By Gabe Klein
When we think about transit-oriented development, we typically think of rail stations. We know that in certain environments with density levels of X and height limits of Y, we can predict levels of investment of Z. But how would that equation hold up if Transit Oriented Development centered on a bike-share station, for instance, rather than rail stop? To answer that question, we need a better sense of how well bike-share performs as part of the larger transit system.
We know that Americans have a deeply ingrained view of biking as a fun, recreational activity. (The Outdoor Association estimates that Americans spend $81 billion a year on bike-related expenses; airline tickets generate $51 billion by comparison.) I have theorized that this is why some people have such vitriolic reactions to cyclists. It’s like they’re angry that anyone could be having that much fun on their commute, when everyone should be suffering in traffic.
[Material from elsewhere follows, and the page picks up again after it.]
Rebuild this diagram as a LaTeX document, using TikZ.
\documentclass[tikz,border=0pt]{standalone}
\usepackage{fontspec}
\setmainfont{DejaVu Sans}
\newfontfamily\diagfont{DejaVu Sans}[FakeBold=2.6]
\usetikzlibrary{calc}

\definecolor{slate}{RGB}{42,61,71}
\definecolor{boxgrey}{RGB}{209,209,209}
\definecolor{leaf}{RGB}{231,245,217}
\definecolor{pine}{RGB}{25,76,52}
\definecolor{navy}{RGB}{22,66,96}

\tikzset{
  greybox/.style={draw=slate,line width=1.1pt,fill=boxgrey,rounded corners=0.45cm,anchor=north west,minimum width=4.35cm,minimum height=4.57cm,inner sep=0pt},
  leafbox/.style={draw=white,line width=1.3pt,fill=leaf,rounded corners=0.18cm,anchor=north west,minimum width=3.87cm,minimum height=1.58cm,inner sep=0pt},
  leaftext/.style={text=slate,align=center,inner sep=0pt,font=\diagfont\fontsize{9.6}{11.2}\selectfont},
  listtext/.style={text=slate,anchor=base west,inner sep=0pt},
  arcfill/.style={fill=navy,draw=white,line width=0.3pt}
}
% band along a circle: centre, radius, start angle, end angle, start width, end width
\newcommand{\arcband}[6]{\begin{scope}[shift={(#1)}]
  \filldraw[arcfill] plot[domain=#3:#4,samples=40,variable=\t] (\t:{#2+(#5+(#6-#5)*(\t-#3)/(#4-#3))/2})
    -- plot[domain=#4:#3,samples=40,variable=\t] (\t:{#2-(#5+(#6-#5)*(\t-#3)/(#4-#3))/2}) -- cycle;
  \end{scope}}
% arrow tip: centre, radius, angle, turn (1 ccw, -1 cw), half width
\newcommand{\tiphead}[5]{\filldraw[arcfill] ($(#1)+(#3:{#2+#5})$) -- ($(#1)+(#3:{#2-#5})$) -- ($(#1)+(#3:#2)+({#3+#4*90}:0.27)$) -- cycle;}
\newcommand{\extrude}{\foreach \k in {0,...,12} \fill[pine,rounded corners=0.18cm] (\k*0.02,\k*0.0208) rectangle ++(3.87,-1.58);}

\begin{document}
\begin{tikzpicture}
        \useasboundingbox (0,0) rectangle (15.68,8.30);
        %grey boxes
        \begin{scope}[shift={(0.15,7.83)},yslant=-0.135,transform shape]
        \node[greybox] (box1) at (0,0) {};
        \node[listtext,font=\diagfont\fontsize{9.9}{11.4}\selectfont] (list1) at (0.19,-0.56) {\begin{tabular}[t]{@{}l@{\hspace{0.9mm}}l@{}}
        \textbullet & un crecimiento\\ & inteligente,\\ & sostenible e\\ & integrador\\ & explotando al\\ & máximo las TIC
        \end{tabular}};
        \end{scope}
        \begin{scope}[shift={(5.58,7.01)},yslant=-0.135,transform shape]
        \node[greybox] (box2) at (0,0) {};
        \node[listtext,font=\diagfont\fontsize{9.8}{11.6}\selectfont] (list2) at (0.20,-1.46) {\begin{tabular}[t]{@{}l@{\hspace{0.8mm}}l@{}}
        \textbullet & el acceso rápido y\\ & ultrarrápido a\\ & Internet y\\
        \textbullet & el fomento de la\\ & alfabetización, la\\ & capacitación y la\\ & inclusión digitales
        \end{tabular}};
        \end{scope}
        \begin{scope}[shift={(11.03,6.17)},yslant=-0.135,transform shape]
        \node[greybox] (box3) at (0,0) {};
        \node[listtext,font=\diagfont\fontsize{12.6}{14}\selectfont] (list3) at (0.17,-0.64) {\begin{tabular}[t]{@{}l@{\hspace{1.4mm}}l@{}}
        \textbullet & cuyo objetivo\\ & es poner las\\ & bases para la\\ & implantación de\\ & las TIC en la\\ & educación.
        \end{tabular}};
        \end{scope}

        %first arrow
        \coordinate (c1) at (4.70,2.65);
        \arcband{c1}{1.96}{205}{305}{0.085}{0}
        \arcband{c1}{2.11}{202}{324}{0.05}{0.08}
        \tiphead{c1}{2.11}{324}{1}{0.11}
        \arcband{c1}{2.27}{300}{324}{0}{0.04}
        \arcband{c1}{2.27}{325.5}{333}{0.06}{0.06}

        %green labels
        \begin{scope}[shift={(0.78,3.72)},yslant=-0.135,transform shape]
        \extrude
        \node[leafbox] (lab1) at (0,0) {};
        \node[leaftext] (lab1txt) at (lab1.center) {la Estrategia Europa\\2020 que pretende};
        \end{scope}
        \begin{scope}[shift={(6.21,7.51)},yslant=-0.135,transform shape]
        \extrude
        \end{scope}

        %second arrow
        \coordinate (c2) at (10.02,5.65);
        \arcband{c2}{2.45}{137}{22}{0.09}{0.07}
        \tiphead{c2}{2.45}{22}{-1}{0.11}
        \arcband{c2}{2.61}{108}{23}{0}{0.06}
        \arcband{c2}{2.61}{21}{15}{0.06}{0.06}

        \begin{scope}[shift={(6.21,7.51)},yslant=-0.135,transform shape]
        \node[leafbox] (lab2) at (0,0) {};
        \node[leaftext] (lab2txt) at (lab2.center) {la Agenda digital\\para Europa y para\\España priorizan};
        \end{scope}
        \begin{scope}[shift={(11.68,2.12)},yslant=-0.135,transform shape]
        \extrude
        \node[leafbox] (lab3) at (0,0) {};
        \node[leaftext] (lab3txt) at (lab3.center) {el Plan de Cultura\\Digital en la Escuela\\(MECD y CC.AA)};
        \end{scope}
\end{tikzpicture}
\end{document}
With the advent of bike-share, there’s a move towards seeing cycling as a more basic form of transportation, especially in cities. The case for bike-share as transit is getting easier: A forthcoming study from Susan Shaheen and Elliot Martin reports that 40 percent to 55 percent of bike-share trips are work commutes. Their analysis shows that Capital Bikeshare in Washington, D.C., has displaced public transit trips—particularly Metro trips in the urban core—thereby increasing capacity on the congested rail network. It also increased transit ridership in less dense parts of the city and in the suburbs, providing a key first-to-last mile connection to rail and bus nodes.